With our kids growing up in times as tough, we as parents need some hope to cling on to and youth sports seems readily promising. Not that there’s anything wrong with it, but on whole the picture is not as rosy as it may seem. Here’s busting some myths and seeing the bitter truth.
It’s competitive, aggressive and ruthless
Unfortunately, yes. Youth sports is not as fun as you thought it might be, certainly not for your kid. In the kids’ world there are heroes and then there are losers. Then there’s bullying, peer pressure, competition and so much to deal with. And that’s the way it has to be because that’s how it is in grown-up life too. So your kid is learning some real life skills here. If you thought that the kid’s having fun while you are writing the checks, you might want to take a closer look in her life. Give your kid some credit for dealing with it all and standing tall.
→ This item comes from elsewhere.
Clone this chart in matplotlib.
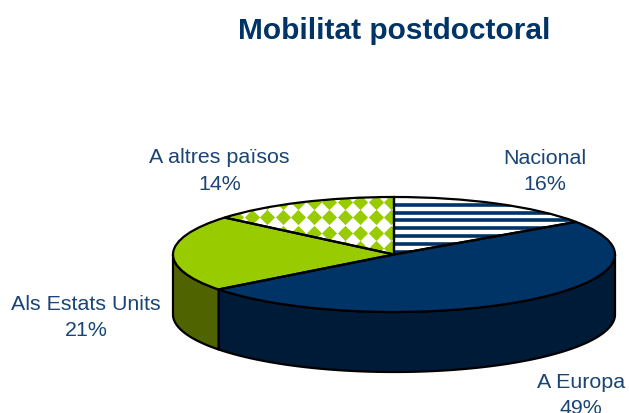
import numpy as np
import matplotlib
matplotlib.use("Agg")
import matplotlib.pyplot as plt

plt.rcParams['font.family'] = ['Liberation Sans', 'DejaVu Sans']

title = "Mobilitat postdoctoral"
categories = ["Nacional", "A Europa", "Als Estats Units", "A altres països"]
values = [15.4, 49.2, 21.5, 13.9]
value_labels = ["16%", "49%", "21%", "14%"]
top_colors = ["white", "#003366", "#99CC00", "white"]
side_colors = ["#BBBBBB", "#001B38", "#4F6300", "#BBBBBB"]
label_pos_px = [(545, 171.5), (581, 395.5), (86, 317.5), (219.5, 171)]

W, H = 629, 414
CX, CY, RX, RY, DEPTH_PX = 394, 255.5, 221, 57.5, 60
NAVY = "#003366"
GREEN = "#99CC00"
TEXT = "#1A4473"
LW = 1.6

fig = plt.figure(figsize=(W / 100, H / 100), dpi=100, facecolor="white")
ax = fig.add_axes([0, 0, 1, 1])


def X(px):
    return (px - CX) / RX


def Y(py):
    return (CY - py) / RY


depth = DEPTH_PX / RY

# Top face of the pie
wedges, _ = ax.pie(values, startangle=90, counterclock=False, colors=top_colors,
                   wedgeprops=dict(edgecolor="none", linewidth=0))
ax.set_aspect("auto")
ax.set_xlim(X(0), X(W))
ax.set_ylim(Y(H), Y(0))
ax.axis("off")

# Side walls: visible front half, from the cumulative shares
edges = np.concatenate([[0], np.cumsum(values)]) / np.sum(values) * 360.0
for i in range(len(values)):
    a0, a1 = max(edges[i], 90), min(edges[i + 1], 270)
    if a1 <= a0:
        continue
    t = np.radians(np.linspace(a0, a1, 120))
    x, y = np.sin(t), np.cos(t)
    ax.fill(np.r_[x, x[::-1]], np.r_[y, y[::-1] - depth], facecolor=side_colors[i],
            edgecolor="black", linewidth=LW, joinstyle="round", zorder=1)

for w in wedges:
    w.set_zorder(2)

# Stripes in the first slice
stripe_y = np.arange(205.7, 256, 7.85)
stripes = ax.hlines(Y(stripe_y), -1.1, 1.1, color=NAVY, linewidth=2.6, zorder=3)
stripes.set_clip_path(wedges[0])

# Diamonds in the last slice
D = 15.5
gx, gy = np.meshgrid(np.arange(360 - 11 * D, 400, D), np.arange(218.3 - 2 * D, 265, D))
diam = ax.scatter(X(gx.ravel()), Y(gy.ravel()), marker="D", s=60, color=GREEN,
                  linewidths=0, zorder=3)
diam.set_clip_path(wedges[3])

# Outlines on top
outline, _ = ax.pie(values, startangle=90, counterclock=False,
                    wedgeprops=dict(facecolor="none", edgecolor="black", linewidth=LW))
for o in outline:
    o.set_zorder(4)
ax.set_aspect("auto")
ax.set_xlim(X(0), X(W))
ax.set_ylim(Y(H), Y(0))
ax.axis("off")

fig.text(394.5 / W, 1 - 31 / H, title, ha="center", va="center",
         fontsize=21.5, fontweight="bold", color=NAVY)
for cat, val, (px, py) in zip(categories, value_labels, label_pos_px):
    fig.text(px / W, 1 - py / H, f"{cat}\n{val}", ha="center", va="center",
             fontsize=15.4, color=TEXT, linespacing=1.5)

fig.savefig("out.png", dpi=100, facecolor="white")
Some coaches are biased and unfair
We all love to believe the reverse of this is true and your kids talent will be acknowledged. In reality, coaches do have their favorites and some coaches do make one child look better than the others. In an even worse scenario your kid’s coach might be so aggressive about winning that he might encourage kids to play unfair or cheat just to win. You need to be really alert, you wouldn’t want your kid to end up with such a training program.
Parents can be unfair too
For some parents too winning is more important than playing fair. Some parents are so obsessed with their child’s success in sports that they might put your kid down or least encourage their own kid to play to show your kid down. Some parents also go to the extent of shouting demeaning remarks that might really hurt your kid’s confidence. You’ll just have to make your child strong enough to go beyond such insults.
All said, youth sports is still a great learning experience for kids. We just need to ensure to be grounded with our hopes and expectations and let the kid be a kid, even if it’s at the cost of competition. You’d be surprised what learning this brings to the kid when she’s an adult. Happy parenting and happy playing!